→ **GIVEN EXERCISE**
From the entries below, please gather each line containing the string "this".

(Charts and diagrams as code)
^^^^^^^^
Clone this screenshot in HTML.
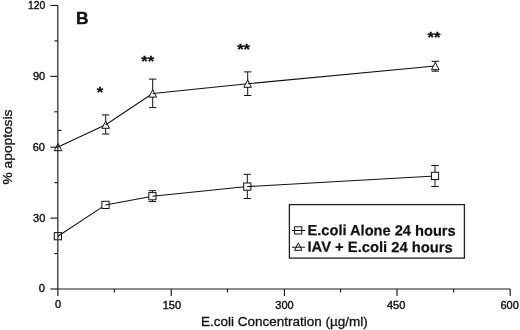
<!DOCTYPE html>
<html><head><meta charset="utf-8"><title>Figure B</title>
<style>html,body{margin:0;padding:0;background:#fff}svg{display:block}</style></head>
<body>
<svg width="520" height="330" viewBox="0 0 520 330">
<rect width="520" height="330" fill="#fff"/>
<path d="M58.0 143.5 L61.8 150.7 H54.2 Z" fill="#fff" stroke="#111" stroke-width="1"/>
<path d="M58.0 147.1 L105.7 124.7" stroke="#111" stroke-width="1.05" fill="none"/>
<path d="M105.7 114.9 V134.0 M102.0 114.9 h7.4 M102.0 134.0 h7.4" stroke="#111" stroke-width="1" fill="none"/>
<path d="M105.7 121.1 L109.5 128.3 H101.9 Z" fill="#fff" stroke="#111" stroke-width="1"/>
<path d="M105.7 124.7 L152.7 93.5" stroke="#111" stroke-width="1.05" fill="none"/>
<path d="M152.7 79.1 V107.6 M149.0 79.1 h7.4 M149.0 107.6 h7.4" stroke="#111" stroke-width="1" fill="none"/>
<path d="M152.7 89.9 L156.5 97.1 H148.9 Z" fill="#fff" stroke="#111" stroke-width="1"/>
<path d="M152.7 93.5 L247.7 83.7" stroke="#111" stroke-width="1.05" fill="none"/>
<path d="M247.7 71.9 V95.5 M244.0 71.9 h7.4 M244.0 95.5 h7.4" stroke="#111" stroke-width="1" fill="none"/>
<path d="M247.7 80.1 L251.5 87.3 H243.9 Z" fill="#fff" stroke="#111" stroke-width="1"/>
<path d="M247.7 83.7 L435.3 66.1" stroke="#111" stroke-width="1.05" fill="none"/>
<path d="M435.3 61.3 V71.2 M431.6 61.3 h7.4 M431.6 71.2 h7.4" stroke="#111" stroke-width="1" fill="none"/>
<path d="M435.3 62.5 L439.1 69.7 H431.5 Z" fill="#fff" stroke="#111" stroke-width="1"/>
<rect x="54.3" y="232.6" width="7.2" height="7.2" fill="#fff" stroke="#111" stroke-width="1"/>
<path d="M57.9 236.2 L105.5 204.9" stroke="#111" stroke-width="1.05" fill="none"/>
<rect x="101.9" y="201.3" width="7.2" height="7.2" fill="#fff" stroke="#111" stroke-width="1"/>
<path d="M105.5 204.9 L152.4 196.2" stroke="#111" stroke-width="1.05" fill="none"/>
<path d="M152.4 190.7 V201.6 M148.7 190.7 h7.4 M148.7 201.6 h7.4" stroke="#111" stroke-width="1" fill="none"/>
<rect x="148.8" y="192.6" width="7.2" height="7.2" fill="#fff" stroke="#111" stroke-width="1"/>
<path d="M152.4 196.2 L247.3 186.6" stroke="#111" stroke-width="1.05" fill="none"/>
<path d="M247.3 174.3 V198.5 M243.6 174.3 h7.4 M243.6 198.5 h7.4" stroke="#111" stroke-width="1" fill="none"/>
<rect x="243.7" y="183.0" width="7.2" height="7.2" fill="#fff" stroke="#111" stroke-width="1"/>
<path d="M247.3 186.6 L435.0 175.9" stroke="#111" stroke-width="1.05" fill="none"/>
<path d="M435.0 165.5 V186.5 M431.3 165.5 h7.4 M431.3 186.5 h7.4" stroke="#111" stroke-width="1" fill="none"/>
<rect x="431.4" y="172.3" width="7.2" height="7.2" fill="#fff" stroke="#111" stroke-width="1"/>
<g stroke="#1a1a1a" stroke-width="1.15" fill="none">
<path d="M57.85 5.45 V289.0 H510.2"/>
<path d="M50.4 289.00 H57.85"/>
<path d="M54.4 253.56 H57.85"/>
<path d="M50.4 218.11 H57.85"/>
<path d="M54.4 182.67 H57.85"/>
<path d="M50.4 147.22 H57.85"/>
<path d="M54.4 111.78 H57.85"/>
<path d="M50.4 76.34 H57.85"/>
<path d="M54.4 40.89 H57.85"/>
<path d="M50.4 5.45 H57.85"/>
<path d="M57.85 289.0 v7"/>
<path d="M114.39 289.0 v3.5"/>
<path d="M171.20 289.0 v7"/>
<path d="M227.48 289.0 v3.5"/>
<path d="M284.45 289.0 v7"/>
<path d="M340.57 289.0 v3.5"/>
<path d="M397.00 289.0 v7"/>
<path d="M453.66 289.0 v3.5"/>
<path d="M510.20 289.0 v7"/>
<path d="M58 130.4 h3.4"/>
</g>
<rect x="289.4" y="204.6" width="175" height="53.5" fill="#fff" stroke="#222" stroke-width="1.3"/>
<rect x="294.6" y="226.8" width="7.2" height="7.2" fill="#fff" stroke="#111" stroke-width="1"/>
<path d="M298.3 242.9 L302 250.3 H294.6 Z" fill="#fff" stroke="#111" stroke-width="1"/>
<path d="M292 230.5 h13 M292 247.2 h13" stroke="#111" stroke-width="1"/>
<g font-family="'Liberation Sans', sans-serif" fill="#111">
<g font-weight="bold" font-size="14.8px" stroke="#111" stroke-width="0.2">
<text x="307.5" y="235.2" transform="rotate(0.25 308 235)" textLength="148.2" lengthAdjust="spacingAndGlyphs">E.coli Alone 24 hours</text>
<text x="307.5" y="251.8" transform="rotate(0.25 308 251)" textLength="145.2" lengthAdjust="spacingAndGlyphs">IAV + E.coli 24 hours</text>
<text x="75.9" y="23.9" font-size="17.4px" stroke="#111" stroke-width="0.4">B</text>
</g>
<g font-weight="bold" font-size="14.5px" stroke="#111" stroke-width="0.3" stroke-linejoin="round">
<text x="96.78" y="97.10" textLength="6.5" lengthAdjust="spacingAndGlyphs">*</text>
<text x="141.35" y="66.30" textLength="12.9" lengthAdjust="spacingAndGlyphs">**</text>
<text x="237.15" y="53.50" textLength="12.9" lengthAdjust="spacingAndGlyphs">**</text>
<text x="427.45" y="42.20" textLength="12.9" lengthAdjust="spacingAndGlyphs">**</text>
</g>
<g font-size="11px" text-anchor="end" stroke="#111" stroke-width="0.4">
<text x="44.8" y="292.2">0</text>
<text x="45.3" y="221.5">30</text>
<text x="45.0" y="151.3">60</text>
<text x="45.2" y="80.4">90</text>
<text x="45.2" y="9.0" textLength="17.3" lengthAdjust="spacingAndGlyphs">120</text>
</g>
<g font-size="11px" text-anchor="middle" stroke="#111" stroke-width="0.4">
<text x="58.0" y="308.1">0</text>
<text x="171.9" y="308.7">150</text>
<text x="284.5" y="308.7">300</text>
<text x="396.1" y="308.7">450</text>
<text x="509.6" y="308.6">600</text>
</g>
<text x="201" y="326.3" font-size="13.5px" textLength="166.8" lengthAdjust="spacingAndGlyphs" stroke="#111" stroke-width="0.3">E.coli Concentration (µg/ml)</text>
<text transform="translate(12.3 184.4) rotate(-90)" font-size="13px" textLength="74.8" lengthAdjust="spacingAndGlyphs" stroke="#111" stroke-width="0.3">% apoptosis</text>
</g>
</svg>
</body></html>
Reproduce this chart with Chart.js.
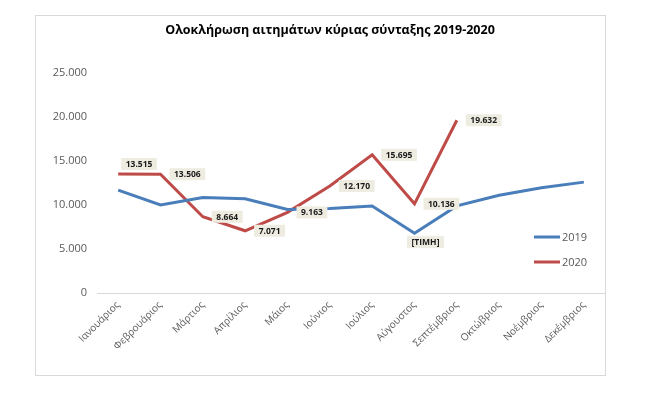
<!DOCTYPE html>
<html><head><meta charset="utf-8">
<script src="https://cdn.jsdelivr.net/npm/chart.js@4"></script>
<style>html,body{margin:0;padding:0;background:#fff;}#wrap{width:651px;height:396px;position:relative;}</style>
</head><body><div id="wrap"><canvas id="c" width="651" height="396"></canvas></div>
<script>
const title = 'Ολοκλήρωση αιτημάτων κύριας σύνταξης 2019-2020';
const months = ['Ιανουάριος','Φεβρουάριος','Μάρτιος','Απρίλιος','Μάιος','Ιούνιος','Ιούλιος','Αύγουστος','Σεπτέμβριος','Οκτώβριος','Νοέμβριος','Δεκέμβριος'];
const series2019 = [11700, 10000, 10850, 10700, 9500, 9600, 9880, 6800, 9900, 11100, 11950, 12600];
const series2020 = [13515, 13506, 8664, 7071, 9163, 12170, 15695, 10136, 19632, null, null, null];
const yTicks = [0, 5000, 10000, 15000, 20000, 25000];
const label2019Index = 7;
const label2019Text = '[ΤΙΜΗ]';

const FONT = "'Open Sans', 'Noto Sans', sans-serif";
function fmtNum(v){ return String(v).replace(/\B(?=(\d{3})+(?!\d))/g,'.'); }

const decorPlugin = {
  id:'decor',
  beforeDraw(chart){
    const ctx = chart.ctx;
    ctx.save();
    ctx.fillStyle='#fff'; ctx.fillRect(0,0,chart.width,chart.height);
    ctx.strokeStyle='#d9d9d9'; ctx.lineWidth=1;
    ctx.strokeRect(35.5,15.5,570,360);
    ctx.fillStyle='#000'; ctx.font="bold 12.5px "+FONT; ctx.textAlign='center'; ctx.textBaseline='middle';
    ctx.fillText(title, 330, 30);
    ctx.restore();
  },
  afterDatasetsDraw(chart){
    const ctx = chart.ctx;
    ctx.save();
    const LF = "bold 8.5px "+FONT;
    ctx.font = LF;
    ctx.textBaseline='middle';
    const drawBox=(txt,cx,cy)=>{
      ctx.font = LF;
      const w = ctx.measureText(txt).width + 9, h = 12;
      ctx.fillStyle='#EEECE1';
      ctx.fillRect(cx-w/2, cy-h/2, w, h);
      ctx.fillStyle='#1a1a1a'; ctx.textAlign='center';
      ctx.fillText(txt,cx,cy+0.5);
    };
    const meta = chart.getDatasetMeta(1);
    meta.data.forEach((p,i)=>{
      const v = series2020[i]; if(v==null) return;
      const w = ctx.measureText(fmtNum(v)).width + 9;
      let cx = p.x + 9 + w/2, cy = p.y;
      if(i===0){ cx = p.x + 3 + w/2; cy = p.y - 10; }
      drawBox(fmtNum(v), cx, cy);
    });
    const m0 = chart.getDatasetMeta(0).data[label2019Index];
    drawBox(label2019Text, m0.x + 11, m0.y + 9);
    // legend
    const items=[['2019','#4A7EBB',237],['2020','#BE4B48',262]];
    ctx.font="11px "+FONT; ctx.textAlign='left';
    items.forEach(([t,c,y])=>{
      ctx.strokeStyle=c; ctx.lineWidth=3; ctx.beginPath(); ctx.moveTo(534,y); ctx.lineTo(560,y); ctx.stroke();
      ctx.fillStyle='#595959'; ctx.fillText(t,562,y+0.5);
    });
    ctx.restore();
  }
};

new Chart(document.getElementById('c'),{
  type:'line',
  data:{labels:months,datasets:[
    {label:'2019',data:series2019,borderColor:'#4A7EBB',borderWidth:3,pointRadius:0,tension:0,fill:false},
    {label:'2020',data:series2020,borderColor:'#BE4B48',borderWidth:3,pointRadius:0,tension:0,fill:false,spanGaps:false}
  ]},
  options:{
    responsive:false,animation:false,
    layout:{padding:{left:37,right:46,top:73,bottom:23}},
    plugins:{legend:{display:false},title:{display:false},tooltip:{enabled:false}},
    scales:{
      x:{offset:true,
        grid:{display:false,drawTicks:false},
        border:{display:true,color:'#d9d9d9',width:1},
        ticks:{maxRotation:45,minRotation:45,autoSkip:false,padding:6,color:'#595959',font:{family:FONT,size:10}},
        afterFit(s){s.height=80;}
      },
      y:{min:0,max:25000,
        grid:{display:false,drawTicks:false},
        border:{display:false},
        afterBuildTicks(s){s.ticks=yTicks.map(v=>({value:v}));},
        ticks:{padding:10,color:'#595959',font:{family:FONT,size:11},callback:v=>fmtNum(v)},
        afterFit(s){s.width=60;}
      }
    }
  },
  plugins:[decorPlugin]
});
</script></body></html>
^^^^^^^^
→ **CORRECT RESPONSE**
Clone this screenshot in HTML.
Reproduce this chart with Chart.js.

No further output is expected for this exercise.